[Math] If f is continuous and strictly increasing, then the function $f^{-1}:f(I)\rightarrow I$ is continuous and strictly increasing.

Question

Let $I \subseteq \Bbb R$ be a non-degenerate open interval, and let $f:I\rightarrow \Bbb R$ be a function. Suppose that f is strictly monotone. If f is continuous and strictly increasing (or decreasing), then the function $f^{-1}:f(I)\rightarrow I$ is continuous and strictly increasing (or decreasing).

Strictly monotone means the function is either strictly increasing or strictly decreasing.
Strictly increasing means that $x<y$ implies $f(x)<f(y)$ for all $x,y\in A$.
Strictly decreasing means that $x<y$ implies $f(x)>f(y)$ for all $x,y\in A$.

Now for my attempt:
Suppose that $f^{-1}(x)>0$ for all x in the interior of I. Let $x,y\in I$. Suppose that $x<y$. Then $[x,y]\subseteq I$. The Mean Value Theorem applied to $f\rvert [x,y]$ implies that there is some $c\in (x,y)$ such that $f^{-1}(c)=$${f(y)-f(x)}\over {y-x}$.
Because $c\in (x,y)$ then c is in the interior of I, and it follows that $f(y)-f(x)=f^{-1}(c)(y-x)>0$. Therefore $f(x)<f(y)$, and f is increasing.

Answer 1

First we will show $f^{-1}$ is strictly increasing:

• If $\exists a,b \in f(I)$ with $a < b$ s.t. $f^{-1}(a) = x$, and $\text{ }f^{-1}(b) = y$ and $ y \leq x $, then $$\Rightarrow b = f(y) \leq f(x) = a$$ as $f$ is strictly increasing.
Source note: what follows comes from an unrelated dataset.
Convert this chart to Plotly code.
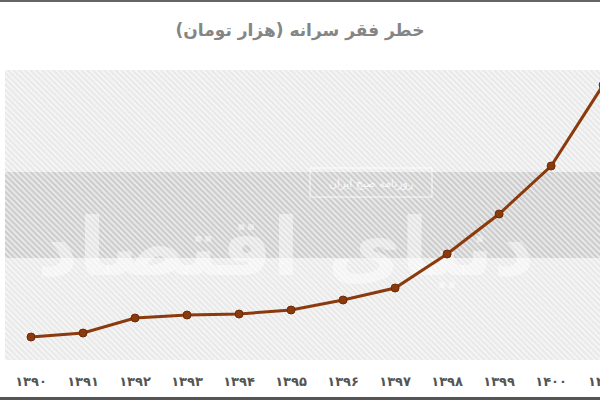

This is a contradiction.

Thus $f^{-1}$ is strictly increasing as required.

Now to show $f^{-1}$ is continuous:

• Let $x_0 \in I$ and define $y_0 = f(x_0)$. We will show that $\lim_{y \rightarrow y_0 }$ $f^{-1}(y) = x_0$. For any $\epsilon > 0$ s.t. $(x_0 - \epsilon, x_0 + \epsilon) \subset I$, we have that $$f(x_0 - \epsilon) < f(x_0) < f(x_0 + \epsilon)$$ Take $\delta = \frac{1}{2}min( f(x_0) -f(x_0 - \epsilon), f(x_0 + \epsilon) - f(x_0))$. Then: $$f(x_0 - \epsilon) < f(x_0) - \delta \text{ and } f(x_0) + \delta < f(x_0 + \epsilon) $$ That is to say, if $|y - y_0| < \delta$, then $|f^{-1}(y) - f^{-1}(y_0)| < \epsilon$ as required, and we have continuity.